En novembre dernier, Nicolas Garnier présentait au salon Kerchache du musée du Quai Branly, un masque du Nord de l'île de Bougainville. Ce masque étrange est surmonté d'une haute coiffe en cloche permettant la pousse des cheveux de l'initié, cheveux qui seront utilisés dans la confection d'un nouveau masque.

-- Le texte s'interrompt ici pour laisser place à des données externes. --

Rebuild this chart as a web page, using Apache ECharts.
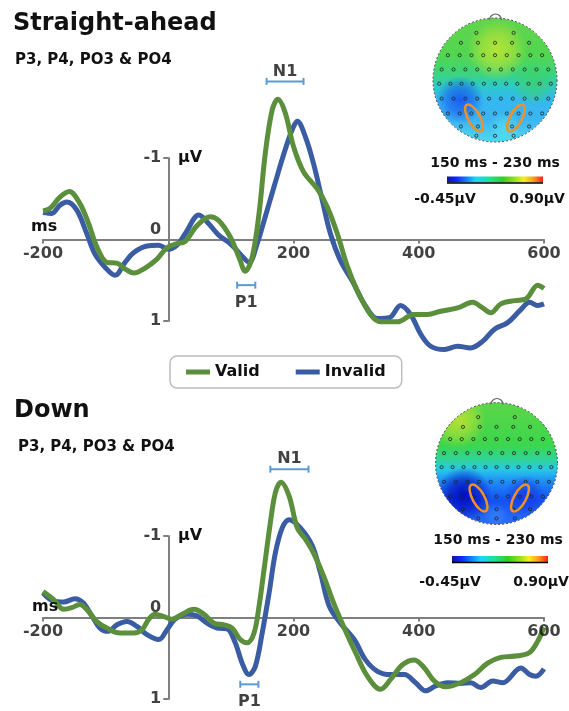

Nous sommes restés avec beaucoup de questions quant au monde imaginaire qui peut se construire dans les mythes mélanésiens autour du cheveu et c'est à ce propos que Nicolas Garnier nous a parlé des dessins de Somuk. De nouveau, il nous convie dimanche prochain, le 2 avril à 16h toujours au salon Kerchache, pour nous faire part de ses recherches en présentant plus largement l'oeuvre de cet artiste des îles Salomon qu'était Somuk et qui a illustré les contes et légendes sur Buka qu'il se plaisait à raconter.
Sur le site du musée de la Neylière (Créé en 1971 par Patrick O'Reilly, prêtre mariste), on peut lire :
"Je suis l’emblème de Bougainville et le symbole de l’unité de cette île.
Villard Martine et Berger Sophie - mai 2016
Je nais dans la forêt dans un endroit qui devient sacré, tabou, on me nomme UPE.
Je suis fabriqué avec des fibres de bananier et de rotin teinté de rouge, sur une structure de bambou, ce qui me rend très léger.
Je suis porté sur la tête par des adolescents pendant l’initiation qui peut durer des mois voire des années.
Cette période est marquée par la croissance des cheveux enfermés, on ne m’enlève jamais.
Du fait de mon imposante hauteur, j’ai besoin d’un oreiller spécial pour le sommeil.
Durant cette initiation, je suis témoin de tout le déroulement qui fera des adolescents des hommes : culte des ancêtres, travail de la terre, pêche, fabrication d’armes, d’objets rituels… tout ce que doit savoir un membre de la société pour pouvoir s’asseoir avec les aînés dans la maison des hommes et bénéficier de la sagesse des ancêtres.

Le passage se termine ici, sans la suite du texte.